**Short task**
Quote the material below exactly as written, from the first line to the line that holds "import seaborn as sns", endpoints included.

**Records for this task**
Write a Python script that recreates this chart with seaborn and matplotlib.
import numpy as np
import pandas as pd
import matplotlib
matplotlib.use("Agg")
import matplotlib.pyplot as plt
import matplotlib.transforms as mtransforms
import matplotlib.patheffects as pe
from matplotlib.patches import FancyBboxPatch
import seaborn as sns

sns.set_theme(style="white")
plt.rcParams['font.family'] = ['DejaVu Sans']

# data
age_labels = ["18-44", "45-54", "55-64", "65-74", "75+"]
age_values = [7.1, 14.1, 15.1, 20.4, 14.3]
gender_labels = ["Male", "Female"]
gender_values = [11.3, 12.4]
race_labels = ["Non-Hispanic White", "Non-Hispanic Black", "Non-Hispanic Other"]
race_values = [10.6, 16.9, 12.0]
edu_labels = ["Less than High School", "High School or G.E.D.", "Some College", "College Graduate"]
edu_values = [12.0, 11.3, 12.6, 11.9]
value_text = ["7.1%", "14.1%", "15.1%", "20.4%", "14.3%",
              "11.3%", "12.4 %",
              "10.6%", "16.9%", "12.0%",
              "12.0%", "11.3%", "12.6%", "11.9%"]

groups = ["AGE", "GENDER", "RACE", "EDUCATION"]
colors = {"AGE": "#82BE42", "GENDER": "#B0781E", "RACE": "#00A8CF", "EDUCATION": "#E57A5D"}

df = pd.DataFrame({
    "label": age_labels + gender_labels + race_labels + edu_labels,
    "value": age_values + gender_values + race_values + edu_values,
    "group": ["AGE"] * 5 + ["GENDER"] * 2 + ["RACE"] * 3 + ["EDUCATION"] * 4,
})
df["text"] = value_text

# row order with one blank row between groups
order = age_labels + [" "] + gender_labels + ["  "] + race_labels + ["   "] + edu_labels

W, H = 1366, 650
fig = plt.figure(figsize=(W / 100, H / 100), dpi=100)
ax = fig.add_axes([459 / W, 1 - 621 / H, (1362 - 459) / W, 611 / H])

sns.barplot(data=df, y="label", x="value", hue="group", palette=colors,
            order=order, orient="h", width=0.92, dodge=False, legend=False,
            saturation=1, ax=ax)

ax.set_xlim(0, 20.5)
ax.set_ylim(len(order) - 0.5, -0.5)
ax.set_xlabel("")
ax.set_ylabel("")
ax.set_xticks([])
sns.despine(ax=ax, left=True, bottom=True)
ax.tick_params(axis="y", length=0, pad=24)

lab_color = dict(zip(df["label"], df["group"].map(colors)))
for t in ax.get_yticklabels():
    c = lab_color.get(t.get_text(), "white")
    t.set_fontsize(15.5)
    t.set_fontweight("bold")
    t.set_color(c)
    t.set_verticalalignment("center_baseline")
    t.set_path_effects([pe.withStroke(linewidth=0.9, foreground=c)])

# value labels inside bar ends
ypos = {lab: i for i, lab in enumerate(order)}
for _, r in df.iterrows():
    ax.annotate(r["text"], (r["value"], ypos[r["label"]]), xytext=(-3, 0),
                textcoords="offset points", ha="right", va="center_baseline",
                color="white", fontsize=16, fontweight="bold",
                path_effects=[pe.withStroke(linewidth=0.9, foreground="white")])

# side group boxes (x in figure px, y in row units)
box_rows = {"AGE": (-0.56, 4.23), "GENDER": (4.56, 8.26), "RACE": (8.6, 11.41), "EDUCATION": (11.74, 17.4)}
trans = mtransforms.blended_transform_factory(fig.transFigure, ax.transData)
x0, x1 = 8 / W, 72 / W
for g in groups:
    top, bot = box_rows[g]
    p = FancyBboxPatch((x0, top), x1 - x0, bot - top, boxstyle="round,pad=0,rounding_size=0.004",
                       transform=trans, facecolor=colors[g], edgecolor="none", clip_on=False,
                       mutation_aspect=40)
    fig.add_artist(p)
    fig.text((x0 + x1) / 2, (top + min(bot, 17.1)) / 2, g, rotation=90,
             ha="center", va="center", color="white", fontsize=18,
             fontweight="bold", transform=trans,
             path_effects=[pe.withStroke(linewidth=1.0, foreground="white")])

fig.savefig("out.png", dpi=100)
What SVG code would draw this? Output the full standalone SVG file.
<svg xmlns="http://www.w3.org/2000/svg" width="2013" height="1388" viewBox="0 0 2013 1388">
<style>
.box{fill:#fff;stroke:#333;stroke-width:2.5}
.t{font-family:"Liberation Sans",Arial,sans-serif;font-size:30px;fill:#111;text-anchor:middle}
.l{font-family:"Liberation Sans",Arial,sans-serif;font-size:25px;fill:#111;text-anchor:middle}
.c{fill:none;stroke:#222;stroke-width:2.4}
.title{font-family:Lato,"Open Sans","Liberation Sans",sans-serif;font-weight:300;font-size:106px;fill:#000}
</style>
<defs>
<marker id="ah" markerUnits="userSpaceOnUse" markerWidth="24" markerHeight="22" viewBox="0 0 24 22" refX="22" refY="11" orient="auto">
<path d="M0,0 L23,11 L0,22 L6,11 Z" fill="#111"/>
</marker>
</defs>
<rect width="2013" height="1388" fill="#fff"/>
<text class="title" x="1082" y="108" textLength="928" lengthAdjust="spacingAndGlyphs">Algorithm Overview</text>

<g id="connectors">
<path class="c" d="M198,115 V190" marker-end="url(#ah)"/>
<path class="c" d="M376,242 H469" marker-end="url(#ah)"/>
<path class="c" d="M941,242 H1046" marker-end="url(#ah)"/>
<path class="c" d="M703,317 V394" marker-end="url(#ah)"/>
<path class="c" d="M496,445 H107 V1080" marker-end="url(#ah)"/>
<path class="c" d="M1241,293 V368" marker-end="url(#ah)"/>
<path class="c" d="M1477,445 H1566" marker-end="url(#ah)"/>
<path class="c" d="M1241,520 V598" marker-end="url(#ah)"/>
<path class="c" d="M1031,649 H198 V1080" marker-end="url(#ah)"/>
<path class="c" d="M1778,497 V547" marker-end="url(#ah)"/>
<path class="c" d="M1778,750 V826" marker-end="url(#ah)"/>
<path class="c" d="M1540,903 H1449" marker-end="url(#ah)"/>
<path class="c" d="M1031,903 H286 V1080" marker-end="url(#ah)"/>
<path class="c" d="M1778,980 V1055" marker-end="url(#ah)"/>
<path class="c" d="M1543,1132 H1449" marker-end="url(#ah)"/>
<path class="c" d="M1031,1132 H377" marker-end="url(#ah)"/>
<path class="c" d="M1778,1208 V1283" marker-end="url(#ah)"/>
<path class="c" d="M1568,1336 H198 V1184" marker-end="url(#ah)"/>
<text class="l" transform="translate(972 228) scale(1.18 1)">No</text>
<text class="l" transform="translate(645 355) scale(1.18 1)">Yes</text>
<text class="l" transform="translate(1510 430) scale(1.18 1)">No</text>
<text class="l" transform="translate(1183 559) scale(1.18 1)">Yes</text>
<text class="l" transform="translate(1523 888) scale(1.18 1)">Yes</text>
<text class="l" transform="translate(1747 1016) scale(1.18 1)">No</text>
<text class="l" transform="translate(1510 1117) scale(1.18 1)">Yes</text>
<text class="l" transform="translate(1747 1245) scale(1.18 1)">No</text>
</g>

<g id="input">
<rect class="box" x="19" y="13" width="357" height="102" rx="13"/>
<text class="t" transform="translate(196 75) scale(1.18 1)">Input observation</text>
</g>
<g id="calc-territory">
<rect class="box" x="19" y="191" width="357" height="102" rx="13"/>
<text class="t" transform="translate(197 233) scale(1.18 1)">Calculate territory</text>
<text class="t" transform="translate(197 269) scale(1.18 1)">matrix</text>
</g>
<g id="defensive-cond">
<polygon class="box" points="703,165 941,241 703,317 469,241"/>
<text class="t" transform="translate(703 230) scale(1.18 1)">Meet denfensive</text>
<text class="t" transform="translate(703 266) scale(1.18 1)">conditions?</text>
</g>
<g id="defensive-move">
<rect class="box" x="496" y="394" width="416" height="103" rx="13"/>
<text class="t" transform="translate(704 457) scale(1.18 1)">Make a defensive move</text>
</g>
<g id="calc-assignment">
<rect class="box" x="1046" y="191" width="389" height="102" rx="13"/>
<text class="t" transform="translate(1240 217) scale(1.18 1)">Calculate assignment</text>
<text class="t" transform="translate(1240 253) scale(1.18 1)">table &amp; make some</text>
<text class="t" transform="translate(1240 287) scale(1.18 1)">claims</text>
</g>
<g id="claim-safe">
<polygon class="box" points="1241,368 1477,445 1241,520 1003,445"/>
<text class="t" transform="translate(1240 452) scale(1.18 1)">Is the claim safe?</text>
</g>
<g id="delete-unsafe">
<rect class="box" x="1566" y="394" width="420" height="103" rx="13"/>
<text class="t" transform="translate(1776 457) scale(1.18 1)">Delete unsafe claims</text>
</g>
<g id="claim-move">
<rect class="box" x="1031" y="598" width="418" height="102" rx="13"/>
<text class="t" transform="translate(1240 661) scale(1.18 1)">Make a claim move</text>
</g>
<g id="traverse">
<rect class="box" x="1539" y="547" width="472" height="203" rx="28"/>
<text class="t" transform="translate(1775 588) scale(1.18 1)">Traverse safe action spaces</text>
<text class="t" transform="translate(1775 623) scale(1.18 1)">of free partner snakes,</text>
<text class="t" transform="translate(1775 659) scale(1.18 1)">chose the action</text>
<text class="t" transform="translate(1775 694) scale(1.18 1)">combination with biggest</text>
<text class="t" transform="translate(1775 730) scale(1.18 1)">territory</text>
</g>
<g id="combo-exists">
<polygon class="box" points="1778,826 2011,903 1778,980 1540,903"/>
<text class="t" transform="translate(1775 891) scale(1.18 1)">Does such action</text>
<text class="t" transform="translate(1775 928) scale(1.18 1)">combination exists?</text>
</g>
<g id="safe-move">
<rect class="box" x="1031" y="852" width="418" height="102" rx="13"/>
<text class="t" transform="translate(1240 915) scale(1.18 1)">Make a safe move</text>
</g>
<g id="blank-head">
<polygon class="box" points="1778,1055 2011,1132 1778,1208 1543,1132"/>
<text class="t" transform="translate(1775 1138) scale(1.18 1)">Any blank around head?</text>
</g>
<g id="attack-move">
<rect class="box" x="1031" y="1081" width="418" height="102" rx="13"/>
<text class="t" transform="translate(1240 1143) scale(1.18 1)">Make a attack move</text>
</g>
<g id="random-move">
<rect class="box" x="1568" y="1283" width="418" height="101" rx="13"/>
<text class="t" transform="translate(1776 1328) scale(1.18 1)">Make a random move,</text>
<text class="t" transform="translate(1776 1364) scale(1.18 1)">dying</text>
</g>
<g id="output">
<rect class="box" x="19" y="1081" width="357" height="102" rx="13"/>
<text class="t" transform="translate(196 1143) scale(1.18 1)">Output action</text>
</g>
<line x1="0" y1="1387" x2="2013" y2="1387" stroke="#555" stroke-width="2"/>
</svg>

**Task answer**
Write a Python script that recreates this chart with seaborn and matplotlib.
import numpy as np
import pandas as pd
import matplotlib
matplotlib.use("Agg")
import matplotlib.pyplot as plt
import matplotlib.transforms as mtransforms
import matplotlib.patheffects as pe
from matplotlib.patches import FancyBboxPatch
import seaborn as sns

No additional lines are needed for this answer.